--- What is expected ---
Line by line, repeat the data below exactly, beginning at the first line and ending at the line with "0.485, 0.495, 0.52, 0.47, 0.46, 0.455, 0.44, 0.42, 0.43, 0.505]". Omit pictures.

--- Source data ---

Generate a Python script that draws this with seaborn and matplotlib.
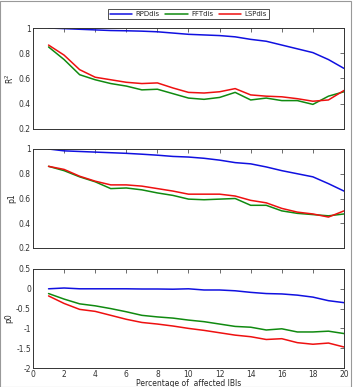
import seaborn as sns
import matplotlib.pyplot as plt
import numpy as np
import pandas as pd

pct = list(range(1, 21))

r2_rpd = [1.0, 0.995, 0.99, 0.985, 0.98, 0.978, 0.975, 0.97, 0.96, 0.95,
          0.945, 0.94, 0.93, 0.91, 0.895, 0.865, 0.835, 0.805, 0.75, 0.68]
r2_fft = [0.85, 0.75, 0.63, 0.59, 0.56, 0.54, 0.51, 0.515, 0.48, 0.445,
          0.435, 0.45, 0.49, 0.43, 0.445, 0.425, 0.425, 0.395, 0.46, 0.495]
r2_lsp = [0.865, 0.785, 0.67, 0.61, 0.59, 0.57, 0.56, 0.565, 0.525, 0.49,
          0.485, 0.495, 0.52, 0.47, 0.46, 0.455, 0.44, 0.42, 0.43, 0.505]

p1_rpd = [1.0, 0.985, 0.98, 0.975, 0.97, 0.965, 0.958, 0.95, 0.94, 0.935,
          0.925, 0.91, 0.89, 0.88, 0.855, 0.825, 0.8, 0.775, 0.72, 0.66]
p1_fft = [0.86, 0.825, 0.775, 0.735, 0.68, 0.685, 0.67, 0.645, 0.625, 0.595,
          0.59, 0.595, 0.6, 0.545, 0.545, 0.5, 0.48, 0.47, 0.46, 0.475]
p1_lsp = [0.86, 0.835, 0.78, 0.74, 0.71, 0.71, 0.7, 0.68, 0.66, 0.635,
          0.635, 0.635, 0.62, 0.585, 0.565, 0.52, 0.49, 0.475, 0.45, 0.5]

p0_rpd = [0.0, 0.02, 0.0, 0.0, 0.0, 0.0, -0.005, -0.005, -0.01, 0.0,
          -0.03, -0.03, -0.05, -0.09, -0.12, -0.13, -0.16, -0.21, -0.3, -0.35]
p0_fft = [-0.12, -0.26, -0.38, -0.43, -0.5, -0.58, -0.67, -0.71, -0.74, -0.79,
          -0.83, -0.89, -0.95, -0.97, -1.04, -1.01, -1.09, -1.09, -1.07, -1.13]
p0_lsp = [-0.18, -0.37, -0.52, -0.57, -0.67, -0.77, -0.85, -0.89, -0.94, -1.0,
          -1.05, -1.11, -1.17, -1.21, -1.28, -1.26, -1.36, -1.4, -1.37, -1.47]

methods = ['RPDdis', 'FFTdis', 'LSPdis']
colors = {'RPDdis': '#1010e0', 'FFTdis': '#108a10', 'LSPdis': '#ee1010'}

def long_df(a, b, c):
    return pd.DataFrame({'pct': pct * 3,
                         'val': a + b + c,
                         'method': np.repeat(methods, len(pct))})

panels = [
    (long_df(r2_rpd, r2_fft, r2_lsp), 'R$^2$', (0.2, 1.0), np.arange(0.2, 1.01, 0.2)),
    (long_df(p1_rpd, p1_fft, p1_lsp), 'p1', (0.2, 1.0), np.arange(0.2, 1.01, 0.2)),
    (long_df(p0_rpd, p0_fft, p0_lsp), 'p0', (-2.0, 0.5), np.arange(-2, 0.51, 0.5)),
]

sns.set_style('white')
plt.rcParams['font.family'] = ['DejaVu Sans']

fig = plt.figure(figsize=(3.56, 3.87), dpi=100)
left, width = 33 / 356, 311 / 356
tops = [28, 149, 269]
bots = [129, 248, 368]

for i, (df, ylab, ylim, yt) in enumerate(panels):
    ax = fig.add_axes([left, 1 - bots[i] / 387, width, (bots[i] - tops[i]) / 387])
    sns.lineplot(data=df, x='pct', y='val', hue='method', palette=colors,
                 linewidth=1.1, ax=ax, legend=(i == 0))
    ax.set_xlim(0, 20)
    ax.set_ylim(*ylim)
    ax.set_xticks(range(0, 21, 2))
    ax.set_yticks(yt)
    ax.set_yticklabels(['%g' % v for v in np.round(yt, 2)])
    ax.tick_params(direction='in', length=3, width=0.5, labelsize=5.5,
                   top=True, right=True, pad=1.5, colors='#333333')
    for s in ax.spines.values():
        s.set_linewidth(0.7)
        s.set_color('#333333')
    ax.set_ylabel(ylab, fontsize=5.5, labelpad=2)
    if i < 2:
        ax.set_xticklabels([])
        ax.set_xlabel('')
    else:
        ax.set_xlabel('Percentage of  affected IBIs', fontsize=5.5, labelpad=0)
    if i == 0:
        leg = ax.legend(loc='lower center', bbox_to_anchor=(0.5, 1.09), ncol=3,
                        fontsize=5, frameon=True, fancybox=False,
                        handlelength=3.2, columnspacing=0.8, handletextpad=0.5,
                        borderpad=0.25, borderaxespad=0, title=None)
        leg.get_frame().set_edgecolor('black')
        leg.get_frame().set_linewidth(0.6)

fig.patches.append(plt.Rectangle((0.001, 0.001), 0.985, 0.997, transform=fig.transFigure,
                                 fill=False, edgecolor='#999999', linewidth=0.8))
fig.savefig('out.png', dpi=100)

--- Expected answer ---
Generate a Python script that draws this with seaborn and matplotlib.
import seaborn as sns
import matplotlib.pyplot as plt
import numpy as np
import pandas as pd

pct = list(range(1, 21))

r2_rpd = [1.0, 0.995, 0.99, 0.985, 0.98, 0.978, 0.975, 0.97, 0.96, 0.95,
          0.945, 0.94, 0.93, 0.91, 0.895, 0.865, 0.835, 0.805, 0.75, 0.68]
r2_fft = [0.85, 0.75, 0.63, 0.59, 0.56, 0.54, 0.51, 0.515, 0.48, 0.445,
          0.435, 0.45, 0.49, 0.43, 0.445, 0.425, 0.425, 0.395, 0.46, 0.495]
r2_lsp = [0.865, 0.785, 0.67, 0.61, 0.59, 0.57, 0.56, 0.565, 0.525, 0.49,
          0.485, 0.495, 0.52, 0.47, 0.46, 0.455, 0.44, 0.42, 0.43, 0.505]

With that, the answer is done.